Stated exercise ▸ Copy, from the entries below, each line in which the string "that" appears.

--- Begin ---

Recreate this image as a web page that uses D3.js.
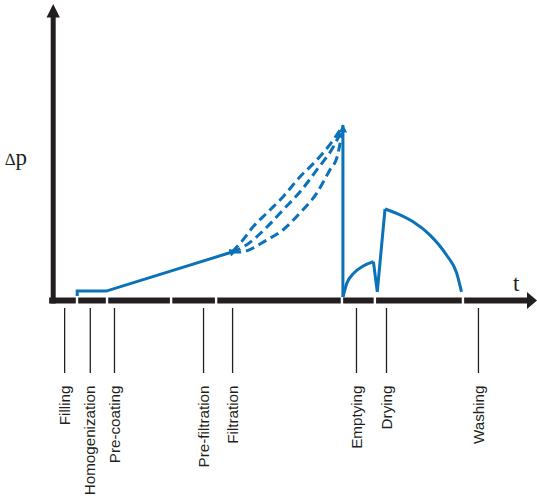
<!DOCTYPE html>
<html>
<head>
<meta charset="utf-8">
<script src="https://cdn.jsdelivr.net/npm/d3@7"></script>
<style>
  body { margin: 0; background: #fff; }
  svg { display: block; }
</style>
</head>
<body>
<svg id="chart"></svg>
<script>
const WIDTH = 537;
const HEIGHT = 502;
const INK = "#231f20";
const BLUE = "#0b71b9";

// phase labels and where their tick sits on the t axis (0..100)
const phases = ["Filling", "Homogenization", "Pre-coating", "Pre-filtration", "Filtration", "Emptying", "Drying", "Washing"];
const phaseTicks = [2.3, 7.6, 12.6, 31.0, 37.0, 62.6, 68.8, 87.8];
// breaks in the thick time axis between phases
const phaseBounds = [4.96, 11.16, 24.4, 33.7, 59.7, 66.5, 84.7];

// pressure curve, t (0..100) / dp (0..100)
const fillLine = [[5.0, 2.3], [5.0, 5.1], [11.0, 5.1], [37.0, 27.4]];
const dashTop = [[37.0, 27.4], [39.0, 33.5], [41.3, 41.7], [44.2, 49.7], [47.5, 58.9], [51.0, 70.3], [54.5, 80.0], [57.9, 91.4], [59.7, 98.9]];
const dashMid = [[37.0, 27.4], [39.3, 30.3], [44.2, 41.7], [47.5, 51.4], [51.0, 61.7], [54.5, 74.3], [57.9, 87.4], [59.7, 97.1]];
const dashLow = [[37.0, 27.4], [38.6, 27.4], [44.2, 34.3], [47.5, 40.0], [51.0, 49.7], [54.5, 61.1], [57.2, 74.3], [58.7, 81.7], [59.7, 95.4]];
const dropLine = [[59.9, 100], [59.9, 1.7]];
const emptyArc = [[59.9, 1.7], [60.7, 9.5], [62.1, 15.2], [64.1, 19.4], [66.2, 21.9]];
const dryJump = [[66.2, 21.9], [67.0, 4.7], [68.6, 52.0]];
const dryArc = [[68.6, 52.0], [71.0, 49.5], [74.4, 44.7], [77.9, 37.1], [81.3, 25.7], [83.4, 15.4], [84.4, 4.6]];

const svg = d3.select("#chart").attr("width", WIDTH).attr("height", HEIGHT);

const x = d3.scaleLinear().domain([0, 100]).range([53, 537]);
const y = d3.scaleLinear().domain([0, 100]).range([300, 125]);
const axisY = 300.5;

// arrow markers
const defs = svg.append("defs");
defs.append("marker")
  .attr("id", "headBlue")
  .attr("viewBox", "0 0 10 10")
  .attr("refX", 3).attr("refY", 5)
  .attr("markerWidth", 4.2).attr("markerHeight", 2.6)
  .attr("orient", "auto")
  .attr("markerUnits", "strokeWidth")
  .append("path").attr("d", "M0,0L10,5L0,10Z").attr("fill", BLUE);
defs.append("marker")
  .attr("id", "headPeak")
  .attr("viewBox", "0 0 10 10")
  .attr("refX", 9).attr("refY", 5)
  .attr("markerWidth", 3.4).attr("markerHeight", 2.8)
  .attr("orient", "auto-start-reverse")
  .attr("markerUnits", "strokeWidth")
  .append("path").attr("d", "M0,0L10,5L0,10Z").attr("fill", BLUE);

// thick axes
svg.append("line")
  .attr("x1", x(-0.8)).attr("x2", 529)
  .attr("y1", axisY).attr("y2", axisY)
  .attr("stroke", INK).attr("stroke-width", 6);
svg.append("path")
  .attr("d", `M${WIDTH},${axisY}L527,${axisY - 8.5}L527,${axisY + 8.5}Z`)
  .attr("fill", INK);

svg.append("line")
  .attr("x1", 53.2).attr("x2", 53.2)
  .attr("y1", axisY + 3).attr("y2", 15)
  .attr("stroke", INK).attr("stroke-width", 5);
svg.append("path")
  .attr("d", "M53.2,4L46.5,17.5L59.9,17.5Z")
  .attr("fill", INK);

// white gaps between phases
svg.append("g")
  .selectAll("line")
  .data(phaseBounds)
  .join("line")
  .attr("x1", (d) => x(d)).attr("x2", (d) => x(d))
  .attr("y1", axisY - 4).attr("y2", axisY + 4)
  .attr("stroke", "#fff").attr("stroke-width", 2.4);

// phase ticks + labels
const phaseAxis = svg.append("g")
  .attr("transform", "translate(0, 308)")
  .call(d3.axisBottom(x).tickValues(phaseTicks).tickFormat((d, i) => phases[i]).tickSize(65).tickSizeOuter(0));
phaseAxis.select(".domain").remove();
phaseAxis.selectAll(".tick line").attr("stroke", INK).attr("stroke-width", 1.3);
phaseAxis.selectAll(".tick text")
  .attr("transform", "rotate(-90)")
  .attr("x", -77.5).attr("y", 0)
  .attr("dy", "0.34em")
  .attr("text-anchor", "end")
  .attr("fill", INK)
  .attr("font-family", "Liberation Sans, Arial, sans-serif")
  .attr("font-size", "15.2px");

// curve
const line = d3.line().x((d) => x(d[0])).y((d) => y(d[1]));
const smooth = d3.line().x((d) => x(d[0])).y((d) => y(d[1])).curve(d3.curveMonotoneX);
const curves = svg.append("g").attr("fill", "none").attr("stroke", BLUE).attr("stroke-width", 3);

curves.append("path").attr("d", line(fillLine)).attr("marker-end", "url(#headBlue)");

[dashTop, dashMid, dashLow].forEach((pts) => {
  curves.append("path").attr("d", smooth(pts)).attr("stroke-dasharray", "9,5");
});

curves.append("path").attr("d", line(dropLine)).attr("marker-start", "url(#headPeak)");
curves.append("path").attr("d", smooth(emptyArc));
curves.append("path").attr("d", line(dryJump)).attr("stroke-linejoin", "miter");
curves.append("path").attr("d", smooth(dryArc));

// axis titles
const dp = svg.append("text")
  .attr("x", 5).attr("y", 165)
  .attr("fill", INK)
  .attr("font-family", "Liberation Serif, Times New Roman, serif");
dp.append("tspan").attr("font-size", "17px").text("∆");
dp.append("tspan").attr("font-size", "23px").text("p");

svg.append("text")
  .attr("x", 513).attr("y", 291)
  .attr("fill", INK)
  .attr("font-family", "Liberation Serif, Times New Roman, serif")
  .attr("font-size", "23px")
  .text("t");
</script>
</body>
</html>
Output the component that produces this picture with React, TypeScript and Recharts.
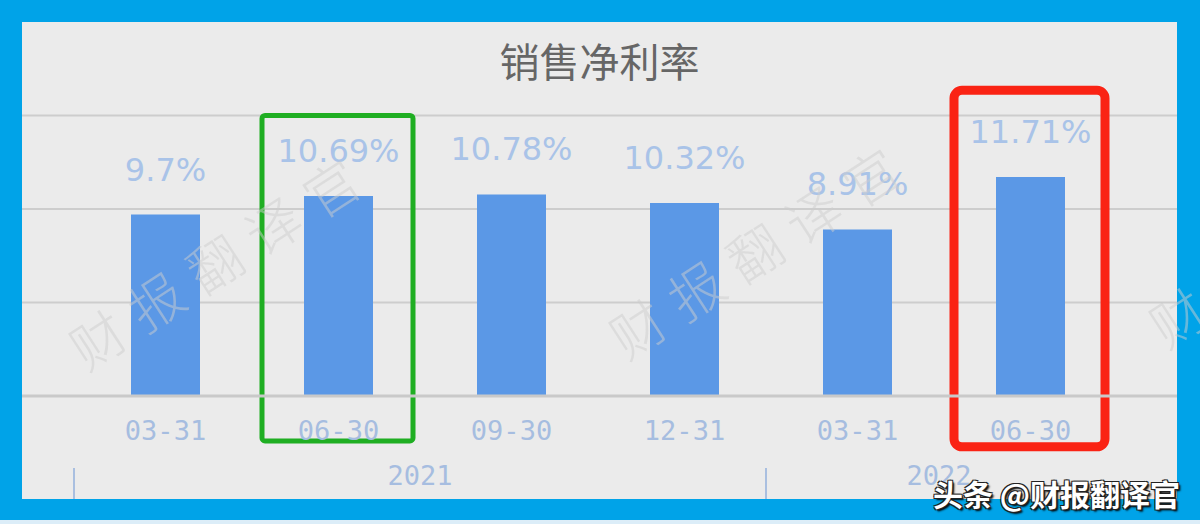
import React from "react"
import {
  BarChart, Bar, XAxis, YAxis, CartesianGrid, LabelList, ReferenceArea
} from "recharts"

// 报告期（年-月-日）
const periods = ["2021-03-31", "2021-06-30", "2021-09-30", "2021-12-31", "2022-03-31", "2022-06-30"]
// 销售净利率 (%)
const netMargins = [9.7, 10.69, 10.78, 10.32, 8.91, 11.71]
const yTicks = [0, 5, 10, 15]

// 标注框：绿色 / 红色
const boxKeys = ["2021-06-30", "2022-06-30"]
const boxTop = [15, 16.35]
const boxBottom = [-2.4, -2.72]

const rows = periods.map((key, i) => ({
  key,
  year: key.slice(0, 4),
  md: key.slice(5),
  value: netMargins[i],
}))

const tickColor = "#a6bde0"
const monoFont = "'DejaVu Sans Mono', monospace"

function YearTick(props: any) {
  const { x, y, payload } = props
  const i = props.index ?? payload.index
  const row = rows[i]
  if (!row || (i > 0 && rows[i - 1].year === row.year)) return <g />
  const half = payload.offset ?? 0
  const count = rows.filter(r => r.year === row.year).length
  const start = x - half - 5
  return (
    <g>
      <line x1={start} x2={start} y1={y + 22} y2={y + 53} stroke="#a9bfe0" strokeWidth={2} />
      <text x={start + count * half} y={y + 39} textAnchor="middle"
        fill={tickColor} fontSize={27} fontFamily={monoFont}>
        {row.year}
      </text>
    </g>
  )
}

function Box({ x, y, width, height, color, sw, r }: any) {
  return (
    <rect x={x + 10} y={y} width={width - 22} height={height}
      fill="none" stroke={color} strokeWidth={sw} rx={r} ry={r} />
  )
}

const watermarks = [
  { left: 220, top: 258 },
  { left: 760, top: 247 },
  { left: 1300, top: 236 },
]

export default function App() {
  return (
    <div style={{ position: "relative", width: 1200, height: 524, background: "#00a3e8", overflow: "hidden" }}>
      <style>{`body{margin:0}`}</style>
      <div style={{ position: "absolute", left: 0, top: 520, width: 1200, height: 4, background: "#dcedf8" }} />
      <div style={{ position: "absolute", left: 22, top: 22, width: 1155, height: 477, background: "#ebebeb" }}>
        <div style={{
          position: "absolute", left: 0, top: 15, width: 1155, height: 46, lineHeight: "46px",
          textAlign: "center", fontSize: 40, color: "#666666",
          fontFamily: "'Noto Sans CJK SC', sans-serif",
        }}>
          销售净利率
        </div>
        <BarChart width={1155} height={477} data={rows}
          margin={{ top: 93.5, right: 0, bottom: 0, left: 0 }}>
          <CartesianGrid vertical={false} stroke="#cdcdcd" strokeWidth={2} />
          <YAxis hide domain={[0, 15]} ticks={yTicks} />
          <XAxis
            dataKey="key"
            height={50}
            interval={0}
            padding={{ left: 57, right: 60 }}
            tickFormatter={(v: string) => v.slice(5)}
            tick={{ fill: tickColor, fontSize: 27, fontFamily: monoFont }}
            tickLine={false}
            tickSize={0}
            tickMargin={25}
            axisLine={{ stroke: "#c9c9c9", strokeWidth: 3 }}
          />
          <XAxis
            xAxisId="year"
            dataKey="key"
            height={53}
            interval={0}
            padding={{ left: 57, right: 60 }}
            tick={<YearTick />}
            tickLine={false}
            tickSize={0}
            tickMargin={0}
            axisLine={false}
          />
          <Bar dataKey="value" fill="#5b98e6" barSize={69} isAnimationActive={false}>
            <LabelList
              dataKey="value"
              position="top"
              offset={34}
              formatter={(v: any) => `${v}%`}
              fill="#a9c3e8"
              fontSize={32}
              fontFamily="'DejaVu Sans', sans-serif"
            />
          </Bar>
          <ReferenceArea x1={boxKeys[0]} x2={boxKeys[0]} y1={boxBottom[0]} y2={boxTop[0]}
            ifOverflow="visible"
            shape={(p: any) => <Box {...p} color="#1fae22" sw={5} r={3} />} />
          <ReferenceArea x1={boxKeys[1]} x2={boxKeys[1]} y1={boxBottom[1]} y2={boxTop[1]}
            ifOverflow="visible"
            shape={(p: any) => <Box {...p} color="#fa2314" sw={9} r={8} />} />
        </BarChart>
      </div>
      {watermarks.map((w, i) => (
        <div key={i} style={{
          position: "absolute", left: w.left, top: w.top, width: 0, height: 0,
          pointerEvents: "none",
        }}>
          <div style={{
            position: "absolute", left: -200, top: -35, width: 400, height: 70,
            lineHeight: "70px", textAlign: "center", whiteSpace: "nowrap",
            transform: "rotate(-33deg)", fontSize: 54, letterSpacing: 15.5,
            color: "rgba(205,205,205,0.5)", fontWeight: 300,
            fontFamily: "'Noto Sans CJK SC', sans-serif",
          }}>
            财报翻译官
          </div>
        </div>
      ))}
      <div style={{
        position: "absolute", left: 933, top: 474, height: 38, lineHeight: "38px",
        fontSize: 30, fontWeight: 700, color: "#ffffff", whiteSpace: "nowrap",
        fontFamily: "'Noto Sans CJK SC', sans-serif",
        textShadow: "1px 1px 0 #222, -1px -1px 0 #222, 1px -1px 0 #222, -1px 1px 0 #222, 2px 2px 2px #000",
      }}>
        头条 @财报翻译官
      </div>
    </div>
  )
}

--- End ---

Task response ▸
Recreate this image as a web page that uses D3.js.
Output the component that produces this picture with React, TypeScript and Recharts.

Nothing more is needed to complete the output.